-- Start of LISTED ENTRIES --

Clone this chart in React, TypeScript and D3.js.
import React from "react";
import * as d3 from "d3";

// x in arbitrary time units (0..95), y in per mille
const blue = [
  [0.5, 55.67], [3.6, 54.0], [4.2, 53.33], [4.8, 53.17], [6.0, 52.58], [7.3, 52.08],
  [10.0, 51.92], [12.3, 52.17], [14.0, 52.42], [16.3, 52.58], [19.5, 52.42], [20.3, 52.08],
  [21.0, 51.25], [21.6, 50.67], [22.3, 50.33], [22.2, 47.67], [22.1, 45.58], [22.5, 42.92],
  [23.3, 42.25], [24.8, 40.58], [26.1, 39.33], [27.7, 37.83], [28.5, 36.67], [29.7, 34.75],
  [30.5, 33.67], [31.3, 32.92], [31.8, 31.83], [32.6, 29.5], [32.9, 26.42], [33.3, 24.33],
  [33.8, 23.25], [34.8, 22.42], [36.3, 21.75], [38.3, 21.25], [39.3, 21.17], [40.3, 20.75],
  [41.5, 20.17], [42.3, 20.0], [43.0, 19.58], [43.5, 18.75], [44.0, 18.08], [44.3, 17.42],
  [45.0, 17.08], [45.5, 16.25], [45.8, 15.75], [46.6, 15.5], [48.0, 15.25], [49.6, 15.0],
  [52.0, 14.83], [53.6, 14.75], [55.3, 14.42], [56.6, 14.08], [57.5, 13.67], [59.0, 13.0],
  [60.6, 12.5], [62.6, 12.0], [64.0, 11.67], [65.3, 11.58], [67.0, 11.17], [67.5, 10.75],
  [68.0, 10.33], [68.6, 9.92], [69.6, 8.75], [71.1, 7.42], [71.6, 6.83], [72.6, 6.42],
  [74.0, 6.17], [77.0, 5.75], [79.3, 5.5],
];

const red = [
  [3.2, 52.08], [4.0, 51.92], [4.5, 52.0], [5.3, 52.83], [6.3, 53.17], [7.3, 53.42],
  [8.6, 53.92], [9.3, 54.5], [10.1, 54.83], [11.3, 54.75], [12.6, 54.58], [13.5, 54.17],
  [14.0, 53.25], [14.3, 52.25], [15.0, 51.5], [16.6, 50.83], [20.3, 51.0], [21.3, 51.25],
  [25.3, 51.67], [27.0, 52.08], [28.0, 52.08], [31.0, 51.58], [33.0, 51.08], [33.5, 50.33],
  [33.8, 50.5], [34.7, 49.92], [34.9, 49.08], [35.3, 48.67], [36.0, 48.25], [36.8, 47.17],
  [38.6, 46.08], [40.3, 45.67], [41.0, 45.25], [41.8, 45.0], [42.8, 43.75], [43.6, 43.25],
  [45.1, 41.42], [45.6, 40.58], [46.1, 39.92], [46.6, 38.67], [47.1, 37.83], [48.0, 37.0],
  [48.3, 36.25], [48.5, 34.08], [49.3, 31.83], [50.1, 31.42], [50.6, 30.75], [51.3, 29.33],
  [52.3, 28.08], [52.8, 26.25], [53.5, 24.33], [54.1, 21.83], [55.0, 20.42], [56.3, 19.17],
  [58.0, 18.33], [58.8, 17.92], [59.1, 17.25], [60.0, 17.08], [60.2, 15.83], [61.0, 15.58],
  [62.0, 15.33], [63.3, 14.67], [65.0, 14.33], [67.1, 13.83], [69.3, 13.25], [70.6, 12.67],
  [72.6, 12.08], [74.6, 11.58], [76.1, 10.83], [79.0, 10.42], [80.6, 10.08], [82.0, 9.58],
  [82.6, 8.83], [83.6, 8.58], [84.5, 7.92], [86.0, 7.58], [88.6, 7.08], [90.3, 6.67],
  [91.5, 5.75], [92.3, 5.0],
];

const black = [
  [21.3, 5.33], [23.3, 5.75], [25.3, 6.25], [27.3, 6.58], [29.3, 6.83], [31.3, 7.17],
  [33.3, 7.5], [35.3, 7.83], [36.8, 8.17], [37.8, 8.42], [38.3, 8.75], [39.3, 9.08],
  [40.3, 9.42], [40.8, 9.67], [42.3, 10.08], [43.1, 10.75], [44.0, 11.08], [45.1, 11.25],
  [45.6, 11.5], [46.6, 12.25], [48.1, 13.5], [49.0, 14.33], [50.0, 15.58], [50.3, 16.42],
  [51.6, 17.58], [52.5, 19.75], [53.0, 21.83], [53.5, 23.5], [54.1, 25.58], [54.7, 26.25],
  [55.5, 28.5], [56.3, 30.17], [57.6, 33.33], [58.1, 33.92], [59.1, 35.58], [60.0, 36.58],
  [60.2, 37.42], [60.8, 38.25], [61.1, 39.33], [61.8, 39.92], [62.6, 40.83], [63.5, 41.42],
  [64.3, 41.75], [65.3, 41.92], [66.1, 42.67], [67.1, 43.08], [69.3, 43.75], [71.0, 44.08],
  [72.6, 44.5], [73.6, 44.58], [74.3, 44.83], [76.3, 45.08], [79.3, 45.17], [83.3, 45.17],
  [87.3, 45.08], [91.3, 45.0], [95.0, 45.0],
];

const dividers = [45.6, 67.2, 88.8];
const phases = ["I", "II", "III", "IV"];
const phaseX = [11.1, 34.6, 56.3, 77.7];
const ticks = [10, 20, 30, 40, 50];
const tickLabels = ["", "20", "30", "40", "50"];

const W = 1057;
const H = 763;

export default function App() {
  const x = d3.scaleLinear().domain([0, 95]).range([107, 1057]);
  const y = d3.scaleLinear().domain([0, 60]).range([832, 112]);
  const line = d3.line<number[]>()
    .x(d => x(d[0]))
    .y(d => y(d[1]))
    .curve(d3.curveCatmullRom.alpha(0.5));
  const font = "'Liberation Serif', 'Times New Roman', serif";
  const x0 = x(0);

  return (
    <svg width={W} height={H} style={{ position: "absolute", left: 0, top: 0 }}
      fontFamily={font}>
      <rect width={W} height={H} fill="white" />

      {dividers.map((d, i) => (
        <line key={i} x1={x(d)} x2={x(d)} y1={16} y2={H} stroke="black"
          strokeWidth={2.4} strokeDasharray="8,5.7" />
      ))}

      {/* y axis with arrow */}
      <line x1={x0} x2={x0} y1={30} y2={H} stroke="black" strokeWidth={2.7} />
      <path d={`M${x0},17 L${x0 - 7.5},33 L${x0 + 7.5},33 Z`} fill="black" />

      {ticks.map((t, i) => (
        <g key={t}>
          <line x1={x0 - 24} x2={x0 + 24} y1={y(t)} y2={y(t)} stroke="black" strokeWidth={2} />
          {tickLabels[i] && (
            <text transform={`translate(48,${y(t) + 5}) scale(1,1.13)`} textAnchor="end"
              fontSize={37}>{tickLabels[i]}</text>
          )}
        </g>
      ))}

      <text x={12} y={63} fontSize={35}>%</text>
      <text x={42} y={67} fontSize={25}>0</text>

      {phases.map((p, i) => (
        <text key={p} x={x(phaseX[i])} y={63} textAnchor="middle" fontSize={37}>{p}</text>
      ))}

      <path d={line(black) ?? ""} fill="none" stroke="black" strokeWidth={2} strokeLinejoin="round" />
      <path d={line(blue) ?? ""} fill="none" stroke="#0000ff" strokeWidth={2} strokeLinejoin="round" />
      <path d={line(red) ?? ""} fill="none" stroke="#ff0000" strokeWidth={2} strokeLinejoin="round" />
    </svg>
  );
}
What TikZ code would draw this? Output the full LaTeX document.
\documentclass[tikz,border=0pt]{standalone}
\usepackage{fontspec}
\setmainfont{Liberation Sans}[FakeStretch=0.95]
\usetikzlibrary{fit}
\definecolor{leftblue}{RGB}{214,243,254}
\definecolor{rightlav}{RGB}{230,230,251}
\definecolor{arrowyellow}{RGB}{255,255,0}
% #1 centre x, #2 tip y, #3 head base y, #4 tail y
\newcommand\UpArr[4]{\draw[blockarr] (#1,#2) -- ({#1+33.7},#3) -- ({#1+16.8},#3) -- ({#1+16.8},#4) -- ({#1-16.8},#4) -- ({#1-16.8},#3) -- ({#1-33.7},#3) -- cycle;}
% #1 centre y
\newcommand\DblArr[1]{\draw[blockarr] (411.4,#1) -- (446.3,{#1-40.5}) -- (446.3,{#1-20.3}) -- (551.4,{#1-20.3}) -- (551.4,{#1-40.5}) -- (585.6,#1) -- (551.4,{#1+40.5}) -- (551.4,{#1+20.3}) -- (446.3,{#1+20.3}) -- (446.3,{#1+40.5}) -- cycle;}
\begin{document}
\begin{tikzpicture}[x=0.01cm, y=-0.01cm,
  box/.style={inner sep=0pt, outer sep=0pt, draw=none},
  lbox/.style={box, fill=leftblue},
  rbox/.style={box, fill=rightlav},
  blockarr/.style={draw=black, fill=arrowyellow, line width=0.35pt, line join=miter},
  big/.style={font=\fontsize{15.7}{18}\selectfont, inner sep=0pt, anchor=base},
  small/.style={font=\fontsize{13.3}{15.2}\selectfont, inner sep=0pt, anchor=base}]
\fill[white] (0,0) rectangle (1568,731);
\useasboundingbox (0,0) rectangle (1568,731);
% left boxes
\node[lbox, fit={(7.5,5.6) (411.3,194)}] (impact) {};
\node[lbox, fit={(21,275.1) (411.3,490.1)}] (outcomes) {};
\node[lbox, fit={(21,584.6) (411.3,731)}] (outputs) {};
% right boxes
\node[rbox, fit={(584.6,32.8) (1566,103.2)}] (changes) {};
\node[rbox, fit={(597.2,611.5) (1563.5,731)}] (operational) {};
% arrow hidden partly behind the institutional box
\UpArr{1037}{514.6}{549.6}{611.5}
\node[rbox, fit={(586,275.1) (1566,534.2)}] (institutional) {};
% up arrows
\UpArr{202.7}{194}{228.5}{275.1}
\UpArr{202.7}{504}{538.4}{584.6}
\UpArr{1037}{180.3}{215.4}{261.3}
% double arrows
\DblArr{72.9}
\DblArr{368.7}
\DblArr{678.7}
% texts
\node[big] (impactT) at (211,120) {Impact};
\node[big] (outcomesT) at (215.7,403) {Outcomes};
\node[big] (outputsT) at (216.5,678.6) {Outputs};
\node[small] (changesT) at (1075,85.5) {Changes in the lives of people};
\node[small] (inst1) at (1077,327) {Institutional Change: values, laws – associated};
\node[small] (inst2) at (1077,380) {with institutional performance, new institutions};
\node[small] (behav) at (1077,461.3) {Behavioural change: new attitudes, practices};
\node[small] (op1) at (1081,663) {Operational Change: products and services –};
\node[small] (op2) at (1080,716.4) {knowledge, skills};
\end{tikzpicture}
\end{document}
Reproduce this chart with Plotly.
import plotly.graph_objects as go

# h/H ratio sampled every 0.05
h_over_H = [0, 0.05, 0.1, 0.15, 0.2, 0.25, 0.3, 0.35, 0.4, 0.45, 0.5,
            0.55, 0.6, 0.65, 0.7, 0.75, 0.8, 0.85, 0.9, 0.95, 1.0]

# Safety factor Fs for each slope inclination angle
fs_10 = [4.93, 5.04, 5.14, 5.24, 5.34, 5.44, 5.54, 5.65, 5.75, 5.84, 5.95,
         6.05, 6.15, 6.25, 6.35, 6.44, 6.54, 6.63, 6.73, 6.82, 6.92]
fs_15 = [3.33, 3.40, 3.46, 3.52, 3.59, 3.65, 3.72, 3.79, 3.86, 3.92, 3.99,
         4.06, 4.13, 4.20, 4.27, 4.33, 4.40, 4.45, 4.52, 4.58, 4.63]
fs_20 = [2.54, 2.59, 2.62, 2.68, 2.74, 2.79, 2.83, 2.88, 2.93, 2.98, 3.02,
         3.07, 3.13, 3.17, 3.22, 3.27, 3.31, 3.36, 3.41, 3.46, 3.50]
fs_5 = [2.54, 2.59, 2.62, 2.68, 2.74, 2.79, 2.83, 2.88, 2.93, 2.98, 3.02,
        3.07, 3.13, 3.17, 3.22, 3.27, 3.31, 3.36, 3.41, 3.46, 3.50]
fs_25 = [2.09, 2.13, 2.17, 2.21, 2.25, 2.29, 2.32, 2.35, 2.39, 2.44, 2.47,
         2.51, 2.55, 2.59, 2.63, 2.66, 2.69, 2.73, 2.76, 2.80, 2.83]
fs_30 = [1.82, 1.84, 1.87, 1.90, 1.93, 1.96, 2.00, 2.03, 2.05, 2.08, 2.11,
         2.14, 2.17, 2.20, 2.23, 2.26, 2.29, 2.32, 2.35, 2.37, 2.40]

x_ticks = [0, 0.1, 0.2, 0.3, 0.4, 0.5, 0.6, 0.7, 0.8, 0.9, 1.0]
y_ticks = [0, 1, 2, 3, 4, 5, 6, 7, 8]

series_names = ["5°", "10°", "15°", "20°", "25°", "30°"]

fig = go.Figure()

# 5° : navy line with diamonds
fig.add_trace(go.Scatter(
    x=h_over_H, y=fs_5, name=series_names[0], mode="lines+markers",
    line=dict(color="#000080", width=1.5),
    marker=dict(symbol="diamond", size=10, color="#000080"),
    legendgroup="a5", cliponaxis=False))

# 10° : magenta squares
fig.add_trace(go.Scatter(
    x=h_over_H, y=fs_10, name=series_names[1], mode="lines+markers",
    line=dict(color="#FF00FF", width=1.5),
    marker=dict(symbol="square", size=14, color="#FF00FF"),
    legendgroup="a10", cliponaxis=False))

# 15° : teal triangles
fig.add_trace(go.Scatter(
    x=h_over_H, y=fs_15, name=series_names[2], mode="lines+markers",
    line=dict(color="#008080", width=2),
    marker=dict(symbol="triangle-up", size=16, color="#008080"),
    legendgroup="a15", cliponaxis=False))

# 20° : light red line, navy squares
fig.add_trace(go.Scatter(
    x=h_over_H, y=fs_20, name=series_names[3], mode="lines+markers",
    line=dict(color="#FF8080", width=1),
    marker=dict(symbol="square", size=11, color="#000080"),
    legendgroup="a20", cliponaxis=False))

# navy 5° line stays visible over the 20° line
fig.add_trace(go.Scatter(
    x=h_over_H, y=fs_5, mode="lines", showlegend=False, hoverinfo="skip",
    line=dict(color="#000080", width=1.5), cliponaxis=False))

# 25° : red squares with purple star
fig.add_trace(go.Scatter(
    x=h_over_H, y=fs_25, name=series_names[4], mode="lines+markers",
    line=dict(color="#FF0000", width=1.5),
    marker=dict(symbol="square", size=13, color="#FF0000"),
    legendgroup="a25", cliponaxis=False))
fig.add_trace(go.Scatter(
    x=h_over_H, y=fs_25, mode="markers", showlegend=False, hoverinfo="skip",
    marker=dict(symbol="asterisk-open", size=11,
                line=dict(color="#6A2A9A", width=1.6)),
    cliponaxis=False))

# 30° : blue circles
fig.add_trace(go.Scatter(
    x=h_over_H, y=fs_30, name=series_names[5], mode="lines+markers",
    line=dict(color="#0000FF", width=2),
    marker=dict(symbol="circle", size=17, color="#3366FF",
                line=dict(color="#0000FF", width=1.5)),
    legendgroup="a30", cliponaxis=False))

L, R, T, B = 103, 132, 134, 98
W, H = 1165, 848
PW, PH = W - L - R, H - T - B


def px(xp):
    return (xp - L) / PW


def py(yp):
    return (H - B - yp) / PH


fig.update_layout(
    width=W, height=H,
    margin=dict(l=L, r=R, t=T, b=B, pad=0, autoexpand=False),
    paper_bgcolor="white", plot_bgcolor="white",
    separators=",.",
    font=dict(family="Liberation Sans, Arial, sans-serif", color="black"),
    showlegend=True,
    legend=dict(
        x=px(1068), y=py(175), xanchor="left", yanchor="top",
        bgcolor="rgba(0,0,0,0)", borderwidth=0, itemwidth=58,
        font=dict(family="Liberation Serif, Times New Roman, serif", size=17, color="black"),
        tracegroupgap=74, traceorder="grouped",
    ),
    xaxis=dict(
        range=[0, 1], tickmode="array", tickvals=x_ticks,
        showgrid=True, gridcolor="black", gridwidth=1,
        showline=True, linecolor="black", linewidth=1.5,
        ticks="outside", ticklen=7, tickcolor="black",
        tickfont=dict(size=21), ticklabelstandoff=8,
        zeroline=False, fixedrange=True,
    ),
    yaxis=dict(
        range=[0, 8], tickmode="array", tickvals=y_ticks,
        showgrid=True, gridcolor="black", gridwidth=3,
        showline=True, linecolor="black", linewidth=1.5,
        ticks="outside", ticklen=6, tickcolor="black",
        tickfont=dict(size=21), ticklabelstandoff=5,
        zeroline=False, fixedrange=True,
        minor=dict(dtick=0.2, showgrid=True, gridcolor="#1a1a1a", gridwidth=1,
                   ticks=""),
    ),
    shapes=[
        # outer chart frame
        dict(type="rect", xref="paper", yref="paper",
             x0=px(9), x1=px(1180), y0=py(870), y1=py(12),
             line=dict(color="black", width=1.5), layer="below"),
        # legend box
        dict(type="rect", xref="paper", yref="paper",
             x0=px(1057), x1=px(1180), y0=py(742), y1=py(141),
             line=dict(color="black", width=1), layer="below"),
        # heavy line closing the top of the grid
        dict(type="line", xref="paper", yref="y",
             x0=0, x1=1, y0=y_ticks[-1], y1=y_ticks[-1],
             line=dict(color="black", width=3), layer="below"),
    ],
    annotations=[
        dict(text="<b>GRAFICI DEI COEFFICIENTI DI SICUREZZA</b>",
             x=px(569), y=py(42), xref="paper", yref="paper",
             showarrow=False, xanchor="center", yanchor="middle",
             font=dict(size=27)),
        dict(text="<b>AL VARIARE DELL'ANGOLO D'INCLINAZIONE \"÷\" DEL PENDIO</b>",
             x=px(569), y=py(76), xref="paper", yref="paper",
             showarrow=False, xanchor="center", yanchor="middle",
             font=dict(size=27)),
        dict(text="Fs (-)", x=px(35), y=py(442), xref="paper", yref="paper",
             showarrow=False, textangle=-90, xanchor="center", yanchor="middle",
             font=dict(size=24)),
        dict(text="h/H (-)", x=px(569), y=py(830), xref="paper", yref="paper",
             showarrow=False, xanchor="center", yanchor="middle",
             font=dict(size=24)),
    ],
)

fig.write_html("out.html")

-- End of LISTED ENTRIES --

THE PROBLEM:
Please list every line of the records that contains "this".

THE OUTPUT:
Clone this chart in React, TypeScript and D3.js.
What TikZ code would draw this? Output the full LaTeX document.
Reproduce this chart with Plotly.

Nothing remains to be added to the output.